Cost, reliability, chaos & carbon intelligence
What it is
Four engines that turn the network telemetry probectl already collects into answers the business cares about: what is this traffic costing us, are we keeping our reliability promises, will our monitoring actually catch a real outage, and what is the environmental footprint of moving these bytes? All four read the same observed data — none of them adds a new agent or a new probe — and all four are scoped to one tenant (one isolated customer or organization) at a time.
- Network cost intelligence (FinOps) puts a dollar figure on observed traffic and attributes it to a service and team. FinOps is the practice of making cloud spend visible and tying it to the team that creates it.
- Service Level Objectives (SLOs) turn a reliability promise — "checkout succeeds 99% of the time" — into something probectl watches continuously and rolls up to the business owner. Definitions are written in OpenSLO, an open, vendor-neutral SLO file format.

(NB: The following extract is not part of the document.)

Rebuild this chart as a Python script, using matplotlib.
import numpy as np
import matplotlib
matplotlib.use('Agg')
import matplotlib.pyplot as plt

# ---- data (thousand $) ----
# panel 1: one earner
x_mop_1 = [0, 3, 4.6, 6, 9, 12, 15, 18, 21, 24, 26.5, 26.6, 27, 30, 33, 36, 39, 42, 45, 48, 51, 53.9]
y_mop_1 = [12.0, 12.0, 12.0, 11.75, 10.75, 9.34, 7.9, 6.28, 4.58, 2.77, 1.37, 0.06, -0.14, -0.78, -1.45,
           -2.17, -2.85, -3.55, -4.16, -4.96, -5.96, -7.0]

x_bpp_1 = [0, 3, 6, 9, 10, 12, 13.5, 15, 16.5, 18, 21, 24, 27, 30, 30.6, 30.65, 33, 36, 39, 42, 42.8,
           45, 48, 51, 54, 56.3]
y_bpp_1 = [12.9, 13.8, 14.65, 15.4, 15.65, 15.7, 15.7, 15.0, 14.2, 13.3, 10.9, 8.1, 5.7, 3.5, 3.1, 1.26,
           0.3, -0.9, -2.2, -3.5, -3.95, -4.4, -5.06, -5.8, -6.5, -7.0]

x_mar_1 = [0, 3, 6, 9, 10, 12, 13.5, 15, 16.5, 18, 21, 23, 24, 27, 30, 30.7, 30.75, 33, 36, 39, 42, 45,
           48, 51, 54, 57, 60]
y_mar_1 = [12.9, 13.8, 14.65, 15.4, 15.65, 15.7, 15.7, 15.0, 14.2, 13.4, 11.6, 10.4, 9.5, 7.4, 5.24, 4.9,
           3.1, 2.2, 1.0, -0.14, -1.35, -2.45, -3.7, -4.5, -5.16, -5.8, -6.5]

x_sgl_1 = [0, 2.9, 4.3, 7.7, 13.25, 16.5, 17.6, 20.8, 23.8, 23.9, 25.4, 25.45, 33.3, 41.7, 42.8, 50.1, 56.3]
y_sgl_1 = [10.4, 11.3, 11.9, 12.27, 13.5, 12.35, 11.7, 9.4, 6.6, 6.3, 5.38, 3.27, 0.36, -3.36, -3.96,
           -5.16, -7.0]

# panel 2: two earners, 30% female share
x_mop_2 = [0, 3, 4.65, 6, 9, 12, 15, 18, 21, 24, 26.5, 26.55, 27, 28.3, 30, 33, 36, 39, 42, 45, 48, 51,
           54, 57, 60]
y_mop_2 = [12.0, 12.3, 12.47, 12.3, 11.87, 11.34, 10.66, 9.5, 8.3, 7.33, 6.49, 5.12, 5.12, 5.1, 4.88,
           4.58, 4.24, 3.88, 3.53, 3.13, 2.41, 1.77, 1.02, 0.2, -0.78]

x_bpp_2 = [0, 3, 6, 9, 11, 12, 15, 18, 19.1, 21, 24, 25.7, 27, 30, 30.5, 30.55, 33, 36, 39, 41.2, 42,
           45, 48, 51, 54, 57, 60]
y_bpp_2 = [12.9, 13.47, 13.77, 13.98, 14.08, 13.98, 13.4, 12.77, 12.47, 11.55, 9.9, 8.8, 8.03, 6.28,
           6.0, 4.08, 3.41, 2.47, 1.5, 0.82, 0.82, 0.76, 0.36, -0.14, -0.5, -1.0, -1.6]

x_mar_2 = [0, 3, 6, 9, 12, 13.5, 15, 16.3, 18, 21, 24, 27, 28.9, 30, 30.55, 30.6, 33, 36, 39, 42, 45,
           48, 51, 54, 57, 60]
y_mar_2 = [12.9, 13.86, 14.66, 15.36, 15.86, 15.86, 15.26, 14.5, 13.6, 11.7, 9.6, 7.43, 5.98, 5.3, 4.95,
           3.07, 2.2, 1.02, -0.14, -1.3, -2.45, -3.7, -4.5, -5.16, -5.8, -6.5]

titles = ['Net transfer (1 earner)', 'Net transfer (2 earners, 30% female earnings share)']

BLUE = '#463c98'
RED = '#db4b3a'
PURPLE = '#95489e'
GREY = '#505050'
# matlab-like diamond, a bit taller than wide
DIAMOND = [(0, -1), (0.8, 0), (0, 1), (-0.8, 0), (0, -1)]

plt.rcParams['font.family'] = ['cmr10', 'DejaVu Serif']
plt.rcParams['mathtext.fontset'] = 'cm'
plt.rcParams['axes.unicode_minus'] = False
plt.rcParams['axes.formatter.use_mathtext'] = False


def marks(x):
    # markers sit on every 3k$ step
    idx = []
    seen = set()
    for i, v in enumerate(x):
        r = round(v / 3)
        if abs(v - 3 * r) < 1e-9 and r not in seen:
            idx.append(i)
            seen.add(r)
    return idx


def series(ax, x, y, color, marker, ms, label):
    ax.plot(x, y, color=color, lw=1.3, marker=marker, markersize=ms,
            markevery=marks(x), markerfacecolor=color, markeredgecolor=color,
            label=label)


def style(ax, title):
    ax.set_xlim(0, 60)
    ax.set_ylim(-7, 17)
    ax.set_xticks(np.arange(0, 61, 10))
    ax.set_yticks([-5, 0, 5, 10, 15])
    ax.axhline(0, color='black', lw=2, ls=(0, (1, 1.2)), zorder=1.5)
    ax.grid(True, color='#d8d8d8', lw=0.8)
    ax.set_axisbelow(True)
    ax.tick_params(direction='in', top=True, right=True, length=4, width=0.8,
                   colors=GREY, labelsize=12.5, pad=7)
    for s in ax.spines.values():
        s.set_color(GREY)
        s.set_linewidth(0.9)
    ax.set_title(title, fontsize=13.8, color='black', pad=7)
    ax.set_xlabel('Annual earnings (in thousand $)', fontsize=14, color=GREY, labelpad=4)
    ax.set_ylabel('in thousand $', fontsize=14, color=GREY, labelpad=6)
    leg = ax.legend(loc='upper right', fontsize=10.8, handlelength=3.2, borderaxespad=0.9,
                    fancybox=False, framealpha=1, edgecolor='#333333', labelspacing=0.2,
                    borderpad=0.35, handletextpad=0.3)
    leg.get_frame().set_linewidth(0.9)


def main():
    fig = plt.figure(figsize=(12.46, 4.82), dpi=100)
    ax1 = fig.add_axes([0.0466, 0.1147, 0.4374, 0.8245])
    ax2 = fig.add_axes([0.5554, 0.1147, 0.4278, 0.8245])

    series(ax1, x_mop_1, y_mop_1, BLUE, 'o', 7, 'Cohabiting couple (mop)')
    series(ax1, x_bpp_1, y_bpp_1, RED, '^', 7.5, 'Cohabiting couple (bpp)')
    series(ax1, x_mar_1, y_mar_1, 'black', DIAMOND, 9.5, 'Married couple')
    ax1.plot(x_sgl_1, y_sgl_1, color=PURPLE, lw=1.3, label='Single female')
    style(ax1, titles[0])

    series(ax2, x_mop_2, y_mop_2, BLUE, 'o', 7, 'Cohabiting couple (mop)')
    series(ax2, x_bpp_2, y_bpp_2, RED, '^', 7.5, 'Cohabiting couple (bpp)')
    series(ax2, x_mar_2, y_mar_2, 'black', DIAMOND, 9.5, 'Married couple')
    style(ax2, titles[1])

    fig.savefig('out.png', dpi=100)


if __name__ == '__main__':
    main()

- Network chaos testing deliberately injects a known network fault — added delay, packet loss, a full outage — to prove your monitoring and SLO alerts actually fire when the network breaks.
- Carbon and power reporting estimates the electricity and carbon spent moving your bytes, for sustainability disclosure.
Terms of art (FinOps, egress, SLO/SLI, error budget) are defined in the glossary.
Why it exists
Bytes are easy to count; the things that matter about them are not. A flow record tells you a megabyte crossed the wire — it does not tell you that the megabyte crossed a region boundary and therefore cost real money, that it ate into checkout's reliability budget, or that it burned a measurable amount of grid electricity. These four engines attach that missing meaning.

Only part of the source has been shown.